As I get older my fandom of Almodóvar evolves, and I understand things that I perhaps didn’t understand at the beginning. Such as that certain melancholy that exists in his movies, especially in Dolor y Glori (Pain and Glory), in which Antonio Banderas plays a very famous and successful movie director, alone in his apartment – he has money, he has success, but he feels very lonely. I think Almodóvar is increasingly writing about being a creator, about what it means to be an artist and to spend your whole life creating and being obsessed by the next book or the next movie? I sometimes think he’s writing films about things I will experience in ten years time. He’s ahead of me and I’m following him as if he has an intuition about my life that I’m not aware of yet. I feel like he’s writing my future.
‘I think literature or cinema should always follow the premise that for a moment you’re going to suspend your judgment and try to do something else, try to understand and explore a darker side of humanity’
Almodóvar has influenced me in many ways, particularly in that you do not have to choose a genre. His movies can be, at the same time, a thriller, a melodrama, a little bit telenovela, a lot of things all at once and I love this freedom that he allows himself. In literature very often people want to put you in a box – this is a thriller, this is a big family saga, etc. – and I hate these boxes. I’ve always tried not to put my books in these boxes. I love the idea that one chapter can be more melodramatic, and another one can be more about suspense, or it can be darker, and that comes from Almodóvar’s influence.
I’ve been inspired by his polyphonic vision of writing. That you can take a situation and look at it through different points of view, so at the end you’re left with the feeling that there is no real truth, that it’s impossible to say this situation is completely black or white, instead everything is grey. And I like this idea of greyness, that means at the end the reader feels uncomfortable and has more questions than answers.
I like that when you watch Almodóvar’s films, he makes you work. There are a lot of ellipses and so you can’t be lazy, you can’t be passive. There are certain enigmas that you have to solve and that’s a part of the pleasure I have watching his movies. And I try to replicate that as a novelist, because I like the idea that the reader has to work; they have to use their imagination, their critical sense, their culture and their references – they have to get involved in the reading. That’s very important to me, and it’s something Almodóvar taught me; that you have to trust your reader and you have to consider that they are intelligent. You don’t need to take them by the hand and explain everything.

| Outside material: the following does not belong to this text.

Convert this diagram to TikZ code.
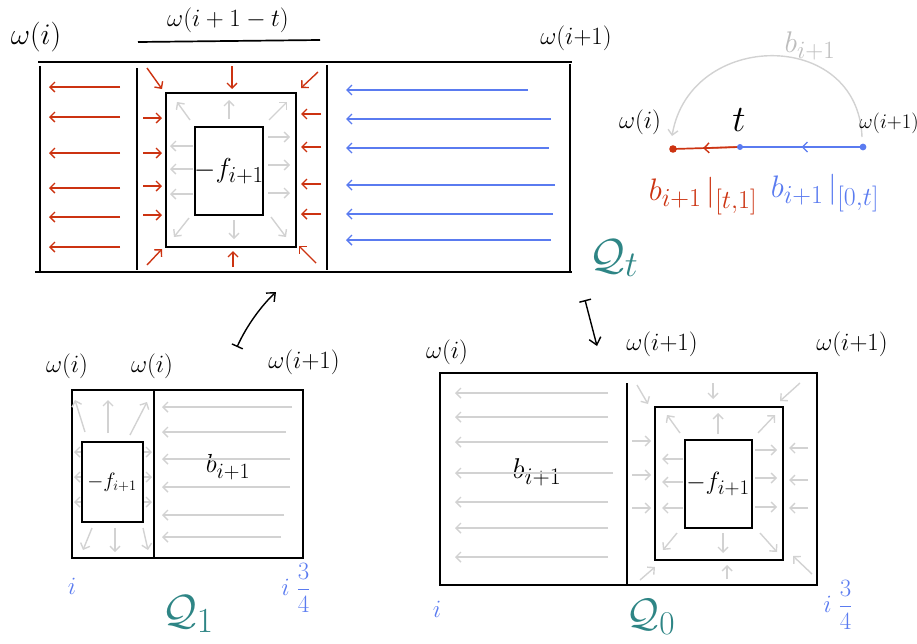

I think Almodóvar should be more recognised as a writer. He’s a very good writer; he’s written articles, chronicles and a little book. And he’s also a very good analyst, both of his own work and work of other Cineastes. He’s also an excellent producer and he’s very generous – he’s helped a lot of new figures and new voices to make their place in cinema, and he never talks or brags about it.
I think my favourite of Almodóvar’s films is Todo Sobre Mi Madre (All About My Mother). And that’s a difficult choice, because I love so many of them, but I consider this a perfect movie. Every scene is essential. Necessary. And there are so many details and the story is so weird and so impossible – to the extent where I can’t imagine how he could’ve gone to a producer and pitched it – but still you believe in everything, and so many of the characters are unforgettable. I recently watched it with my 15-year-old son, and he was amazed by it, and was in tears, which was a relief. Because I did think ‘I don’t know if I can love my son if he doesn’t like Almodóvar’, but now he does love Almodóvar and I’m happy I can continue to have a good relationship with my son.
There is something very close in terms of our culture; even though he comes from southern Spain and I come from Morocco we have the same cinematic references. My father was born in Fez in 1941 in an apartment above a cinema, from where he could watch movies from the bathroom. So this little Arab boy became obsessed with the golden age of Hollywood, with Lauren Bacall, with Kim Novak and Marilyn Monroe, and he passed on all these references to me. And for Almodóvar, it’s much the same, he often makes references to Hitchcock, to Cukor, to Mankiewicz, and I’m sure for him, as for me, stars like Novak, Gena Rowlands or Bette Midler were important in his childhood. I think that’s the magic of art, that you can come from very different places, and in this case from two worlds very far from Hollywood, and yet have the same references and the same imagination.
I would love to have been there at the beginning of his career, during La Movida Madrileña in Madrid. Because he’s filming in the moment that Madrid is being reborn after Franco’s dictatorship. It’s very punk, very rock, there are lots of gay people, the bars, the music, the craziness. And at this time he was making films without money, with nothing really. He was just filming during the night with his friends, making music and having a lot of fun, and I think also having a lot of sex and drugs. It’s a very special moment in the history of Spain and a moment that had so much influence on my generation and though it didn’t last, I would have loved to have been part of it.
‘I recently watched Todo Sobre Mi Madre (All About My Mother) with my 15-year-old son, and he was amazed by it, and was in tears, which was a relief, because I did think ‘I don’t know if I can love my son if he doesn’t like Almodóvar’’
When I think of Almodóvar the first thing I think of is not something intellectual, it’s colour. A lot of his cinema is very colourful, and he uses colour in the way a painter does, to say something. Each colour for him has a certain significance. I also love the way he dresses – he’s always wearing colour, and it’s not that common for men, especially men of his generation. So the first thing I would see would be color, a patchwork of colours.
I would like to know if Almodóvar is conscious of how much he helped. Particularly the way he helped people from countries like mine, from the Arab world, where everything he films seems impossible to show, but at the same time belongs to our day to day lives. Because although he is very Spanish, or maybe because he is very Spanish, he, and his work, becomes very universal. I would love to tell him this.
I would like to say thank you to Almodóvar. Thank you for filming my grandmother, without knowing it; thank you for filming my mother. Thank you for showing these women who had very invisible lives. In my family men would always make fun of women, and they would undermine them. So, I want to thank Almodóvar, for showing that we are not frivolous, or stupid, but that we are interesting and funny. I think it’s really important to show that women have a sense of humor, that they can make people laugh. It was rare, especially in the 1980s, to show funny women, but in my family the women were very, very funny, so I was so happy to find someone who could show that to the world.